Pioneering program teaches students how to commercialize medical technologies
As an undergraduate student, Du Cheng invented a laboratory camera adapter that would allow scientists to capture images with an iPhone and then view them through a microscope. Although he figured out how to manufacture his technology, Cheng, currently a fourth-year MD-PhD student at Weill Cornell Medicine, needed help turning his product into a viable business.
Enter the Bench to Bedside Initiative (BBI), an innovative program that’s part of Weill Cornell Medicine’s Dean’s Entrepreneurship Lab (eLab) that is helping medical students, doctoral candidates, clinicians and researchers who are interested in business careers launch medical technologies into successful startups. Intrigued by the resources offered, Cheng enrolled in the BBI course last fall and on May 10 will compete in the inaugural eLab $50,000 Biomedical Business Plan Challenge alongside two other finalist teams. Cheng is focused on expanding his market offering to make it more attractive to investors.
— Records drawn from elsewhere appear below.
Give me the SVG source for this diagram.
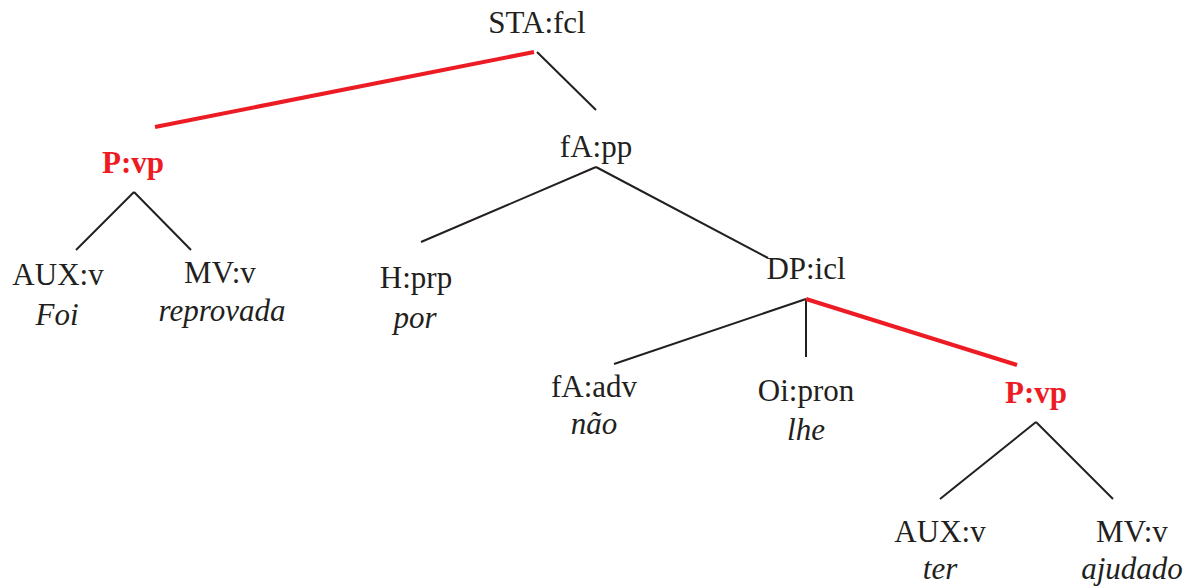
<svg xmlns="http://www.w3.org/2000/svg" width="1194" height="587" viewBox="0 0 1194 587">
<style>
text{font-family:'Liberation Serif',Tinos,'Times New Roman',Times,serif;font-size:31px;fill:#231f20;text-anchor:middle}
.w{font-style:italic}
.r{fill:#ed1c24;font-weight:bold}
.e{stroke:#231f20;stroke-width:2;fill:none}
.re{stroke:#ed1c24;stroke-width:4;fill:none}
</style>
<rect width="1194" height="587" fill="#fff"/>
<g id="connectors">
<line class="re" x1="534" y1="52" x2="155" y2="127"/>
<line class="e" x1="537" y1="52" x2="596" y2="110"/>
<line class="e" x1="134" y1="192" x2="76" y2="250"/>
<line class="e" x1="134" y1="192" x2="191" y2="250"/>
<line class="e" x1="596" y1="167" x2="421" y2="242"/>
<line class="e" x1="596" y1="167" x2="768" y2="258"/>
<line class="e" x1="806" y1="299" x2="614" y2="364"/>
<line class="e" x1="806" y1="299" x2="806" y2="357"/>
<line class="re" x1="806" y1="299" x2="1017" y2="365"/>
<line class="e" x1="1036" y1="422" x2="940" y2="499"/>
<line class="e" x1="1036" y1="422" x2="1113" y2="499"/>
</g>
<g id="n-sta"><text x="537" y="33">STA:fcl</text></g>
<g id="n-pvp1"><text class="r" x="133" y="173">P:vp</text></g>
<g id="n-aux1"><text x="58" y="285">AUX:v</text><text class="w" x="57" y="325">Foi</text></g>
<g id="n-mv1"><text x="220" y="283">MV:v</text><text class="w" x="222" y="321">reprovada</text></g>
<g id="n-fapp"><text x="596" y="157">fA:pp</text></g>
<g id="n-hprp"><text x="416" y="288">H:prp</text><text class="w" x="415" y="328">por</text></g>
<g id="n-dpicl"><text x="806" y="279">DP:icl</text></g>
<g id="n-faadv"><text x="594" y="397">fA:adv</text><text class="w" x="594" y="434">não</text></g>
<g id="n-oipron"><text x="806" y="401">Oi:pron</text><text class="w" x="806" y="440">lhe</text></g>
<g id="n-pvp2"><text class="r" x="1036" y="403">P:vp</text></g>
<g id="n-aux2"><text x="940" y="542">AUX:v</text><text class="w" x="940" y="579">ter</text></g>
<g id="n-mv2"><text x="1132" y="542">MV:v</text><text class="w" x="1132" y="579">ajudado</text></g>
</svg>
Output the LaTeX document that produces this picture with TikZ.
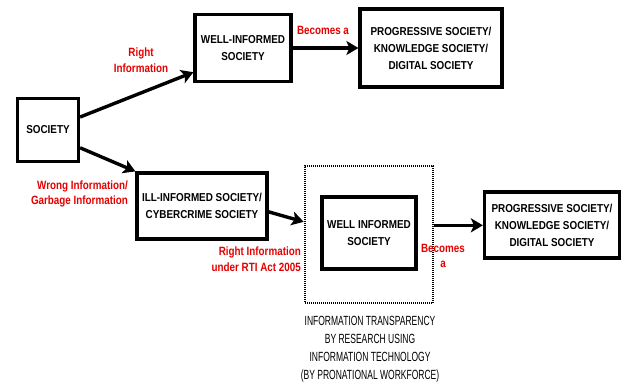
\documentclass[tikz,border=0pt]{standalone}
\usepackage{fontspec}
\usetikzlibrary{arrows.meta}
\newfontfamily\condfont[FakeStretch=0.86]{Liberation Sans}
\newfontfamily\lblfont[FakeStretch=0.82]{Liberation Sans}
\newfontfamily\narrowfont[FakeStretch=0.64]{Liberation Sans}
\begin{document}
\begin{tikzpicture}[x=1pt,y=-1pt]
		\tikzset{box/.style = {draw, line width=3.2pt, align=center, inner sep=0pt,
				font=\condfont\bfseries\fontsize{11.5}{17}\selectfont}}
		\tikzset{dotbox/.style = {draw, line width=2.6pt, dash pattern=on 1pt off 1pt,
				minimum width=128pt, minimum height=137pt}}
		\tikzset{lbl/.style = {text=red!90!black, align=center, inner sep=0pt,
				font=\lblfont\bfseries\fontsize{12}{15.5}\selectfont}}
		\tikzset{note/.style = {align=center, inner sep=0pt,
				font=\narrowfont\fontsize{13.3}{18}\selectfont}}
		\tikzset{edge/.style = {line width=3.4pt, -{Stealth[length=12pt,width=14pt,inset=3pt]}}}
		
		\useasboundingbox (0,0) rectangle (622,382);
		
		\node[box, minimum width=61pt, minimum height=63pt]   (society)  at ( 48, 130) {SOCIETY};
		\node[box, minimum width=96pt, minimum height=67pt]   (wellinf)  at (243,  48) {WELL-INFORMED\\SOCIETY};
		\node[box, minimum width=142pt, minimum height=78pt]  (progtop)  at (431,  48) {PROGRESSIVE SOCIETY/\\KNOWLEDGE SOCIETY/\\DIGITAL SOCIETY};
		\node[box, minimum width=130pt, minimum height=66pt]  (illinf)   at (202, 206) {ILL-INFORMED SOCIETY/\\CYBERCRIME SOCIETY};
		\node[dotbox]                                         (research) at (369, 234.5) {};
		\node[box, minimum width=94pt, minimum height=72pt]   (wellinf2) at (369, 233) {WELL INFORMED\\SOCIETY};
		\node[box, minimum width=135pt, minimum height=66pt]  (progbot)  at (552, 225) {PROGRESSIVE SOCIETY/\\KNOWLEDGE SOCIETY/\\DIGITAL SOCIETY};
		
		\node[lbl] (right)    at (141,  60) {Right\\Information};
		\node[lbl] (becomes)  at (323,  30) {Becomes a};
		\node[lbl, align=right, anchor=east] (wrong) at (128, 194) {Wrong Information/\\Garbage Information};
		\node[lbl, align=right, anchor=east] (rti)   at (301, 259) {Right Information\\under RTI Act 2005};
		\node[lbl] (becomes2) at (443, 256) {Becomes\\a};
		
		\node[note] (transp) at (370, 349) {INFORMATION TRANSPARENCY\\BY RESEARCH USING\\INFORMATION TECHNOLOGY\\(BY PRONATIONAL WORKFORCE)};
		
		\draw[edge] (society.22)  to (wellinf.206);
		\draw[edge] (society.-29) to (illinf.north west);
		\draw[edge] (wellinf)     to (progtop);
		\draw[edge] (illinf.-5)   to (research.169);
		\draw[edge] (research.8)  to (research.8 -| progbot.west);
		\end{tikzpicture}
\end{document}
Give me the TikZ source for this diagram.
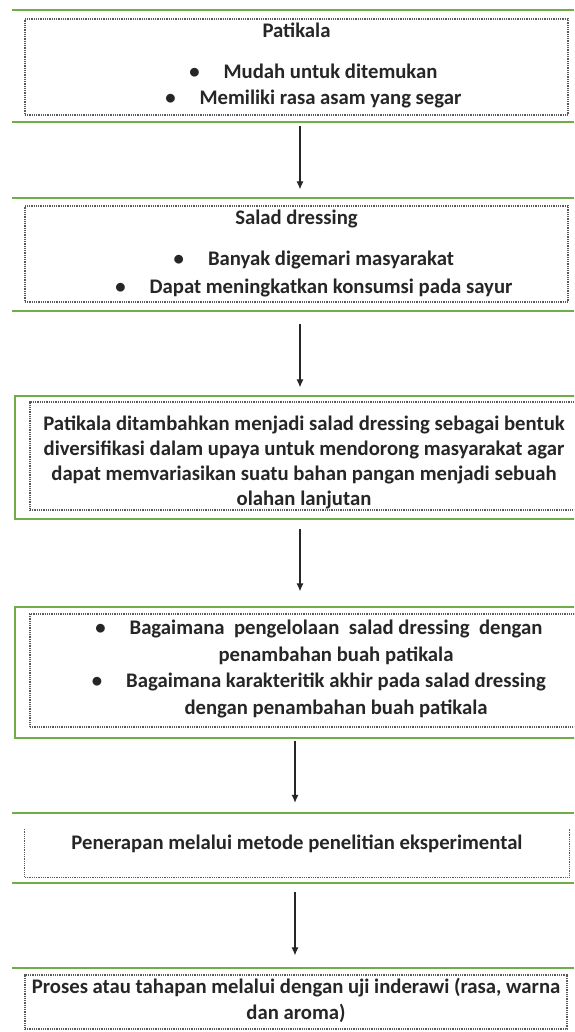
\documentclass[tikz,border=0pt]{standalone}
\usepackage{fontspec}
\setmainfont{Carlito}
\usetikzlibrary{positioning,arrows.meta}
\definecolor{leafgreen}{RGB}{112,173,71}
\newcommand{\itm}{\llap{\textbullet\hspace{24pt}}}

\begin{document}
\begin{tikzpicture}[x=1pt,y=1pt,on grid,
   dotline/.style={draw=black!65, line width=1.3pt, dash pattern=on 1pt off 0.8pt},
   dotbox/.style={dotline, rectangle, inner sep=0pt},
   txt/.style={font=\fontsize{20.7}{26}\selectfont\bfseries, text=black!85, align=center, inner sep=0pt},
   grn/.style={draw=leafgreen, line width=1.5pt},
   flow/.style={-{Latex[length=8pt,width=7pt]}, line width=1.1pt, black!85}]
   \path[use as bounding box] (0,0) rectangle (574,-1032);
   \fill[white] (0,0) rectangle (574,-1032);
   \clip (0,0) rectangle (574,-1032);
   % green rules and frames
   \foreach \gy in {10,122,198,311,813,883,968}
      \draw[grn] (12,-\gy) -- (574,-\gy);
   \foreach \ga/\gb in {396/519,607/738}
      \draw[grn] (590,-\ga) -- (15,-\ga) -- (15,-\gb) -- (590,-\gb);
   % boxes
   \node[dotbox, minimum width=543pt, minimum height=96pt] (b1) at (296.5,-67) {};
   \node[dotbox, minimum width=543pt, minimum height=96pt] (b2) [below=187pt of b1] {};
   \node[dotbox, minimum width=560pt, minimum height=108pt] (b3) [below=202pt of b2, xshift=13.5pt] {};
   \node[dotbox, minimum width=560pt, minimum height=113pt] (b4) [below=214.5pt of b3] {};
   \node[rectangle, inner sep=0pt, minimum width=544pt, minimum height=48pt] (b5) [below=182.5pt of b4, xshift=-13pt] {};
   \draw[dotline] (b5.north west) -- (b5.south west) -- (b5.south east) -- (b5.north east);
   \node[dotbox, minimum width=542pt, minimum height=54pt] (b6) [below=149pt of b5, xshift=-1pt] {};
   % texts
   \node[txt] (t1) [below=12pt of b1.north, anchor=center] {Patikala};
   \node[txt] (l1) [below=68pt of b1.north, anchor=center, xshift=34pt] {\itm Mudah untuk ditemukan\\ \itm Memiliki rasa asam yang segar};
   \node[txt] (t2) [below=14pt of b2.north, anchor=center] {Salad dressing};
   \node[txt] (l2) [below=69pt of b2.north, anchor=center, xshift=34.5pt] {\itm Banyak digemari masyarakat\\[2pt] \itm Dapat meningkatkan konsumsi pada sayur};
   \node[txt, font=\fontsize{20.7}{25}\selectfont\bfseries] (t3) [below=61pt of b3.north, anchor=center, xshift=-6pt]
      {Patikala ditambahkan menjadi salad dressing sebagai bentuk\\ diversifikasi dalam upaya untuk mendorong masyarakat agar\\ dapat memvariasikan suatu bahan pangan menjadi sebuah\\ olahan lanjutan};
   \node[txt, font=\fontsize{20.7}{26.5}\selectfont\bfseries] (t4) [below=55.5pt of b4.north, anchor=center, xshift=26pt]
      {\itm Bagaimana\ \ pengelolaan\ \ salad dressing\ \ dengan\\ penambahan buah patikala\\ \itm Bagaimana karakteritik akhir pada salad dressing\\ dengan penambahan buah patikala};
   \node[txt] (t5) [below=15pt of b5.north, anchor=center] {Penerapan melalui metode penelitian eksperimental};
   \node[txt] (t6) [below=26pt of b6.north, anchor=center] {Proses atau tahapan melalui dengan uji inderawi (rasa, warna\\ dan aroma)};
   % arrows
   \path[flow]
   ([xshift=3.5pt]b1.south) edge[shorten <=10pt, shorten >=16pt] ([xshift=3.5pt]b2.north)
   ([xshift=3.5pt]b2.south) edge[shorten <=21pt, shorten >=14pt] ([xshift=-10pt]b3.north)
   ([xshift=-10pt]b3.south) edge[shorten <=18pt, shorten >=22pt] ([xshift=-10pt]b4.north)
   ([xshift=-15pt]b4.south) edge[shorten <=13pt, shorten >=26pt] ([xshift=-2pt]b5.north)
   ([xshift=-2pt]b5.south)  edge[shorten <=15pt, shorten >=19pt] ([xshift=-1pt]b6.north);
\end{tikzpicture}
\end{document}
“I had been developing my business organically, but it was a long and difficult process,” said Cheng, a 2016 Soros fellow whose company iDu Optics took first prize in December at the BBI’s annual “Pitch Day” competition. “The BBI was exactly what I needed to meet other scientists and investors, and formulate a business plan.”
The BBI course, which will be offered again next fall, also addresses the need to prepare participants who want to pursue opportunities in business, giving them tools to commercialize a technology and helping them establish industry relationships.
Following an intensive 12-week life-sciences entrepreneurship course, participants in the BBI program wrote business pitches for medical technologies invented at Weill Cornell Medicine, Memorial Sloan Kettering Cancer Center and The Rockefeller University. During “Pitch Day,” teams presented their business ideas to a panel of judges from top biotech, healthcare and venture capital funds.
First-place team iDu Optics received multiple awards, including a $15,000 voucher for legal services from the law firm Paul Hastings.
To prepare for the upcoming Business Plan Challenge, BBI teams have been working with mentors in fields including biotech, marketing, finance and intellectual property. In addition to $50,000 from Weill Cornell Medicine, $35,000 in legal services from Wilson Sonsini will be distributed among the winners as seed capital for their new companies.
“Through the BBI, participants go from having minimal knowledge of business to writing a pitch that is convincing to investors and then a more fully developed business plan,” said Dr. Sarah Kishinevsky, director of the Dean’s Entrepreneurship Lab at Weill Cornell Medicine and founder of the BBI.
Since the BBI course was first offered in 2014, four projects have been funded by investors. Meanwhile, the program has grown. While it attracted 20 attendees, on average, to lectures in its first year, 150 people joined recent sessions last fall. Classes are led by venture capitalists, lawyers, consultants, licensing experts and other industry leaders. Mentoring is an important component of the program.
The second-place winner from the fall BBI “Pitch Day,” Neel Madhukar, who presented a plan for an artificial intelligence program to accelerate drug development, is also set to participate in the “Business Plan Challenge.”
“Even if we don’t go into the startup world, communication is often overlooked in science,” said Madhukar, a fourth-year doctoral student in Dr. Olivier Elemento’s lab, who was named in 2016 to Forbes’ “30 Under 30” list of healthcare leaders. “The BBI has taught me to condense my points and get my message across as efficiently as possible.”
Alyssa Bagadion, a fourth-year doctoral student in the Biochemistry, Cell and Molecular Biology Program, has twice participated in the BBI program. Her team, named Sensogen, was the runner-up at “Pitch Day” in December.
Bagadion’s team wrote a practice business plan for a device that fits through laparoscopic ports and measures tissue oxygenation. Low oxygen levels in tissues can cause intestinal or bowel leaks, or other complications in gastrointestinal surgeries. The “intraoperative pulse oximeter” can help surgeons avoid those problems. The device was invented by Dr. Prasad Adusumilli, deputy chief of the thoracic service and laboratory head of Memorial Hospital Research Laboratories, and recently completed a clinical trial there with 114 patients.
"I decided to retake the class after my team won second place in the 2015 competition to gain additional experience with developing business plans for startups,” Bagadion said. “I eventually want to work for a biotechnology or pharma startup, and the BBI has been a valuable learning experience for me.”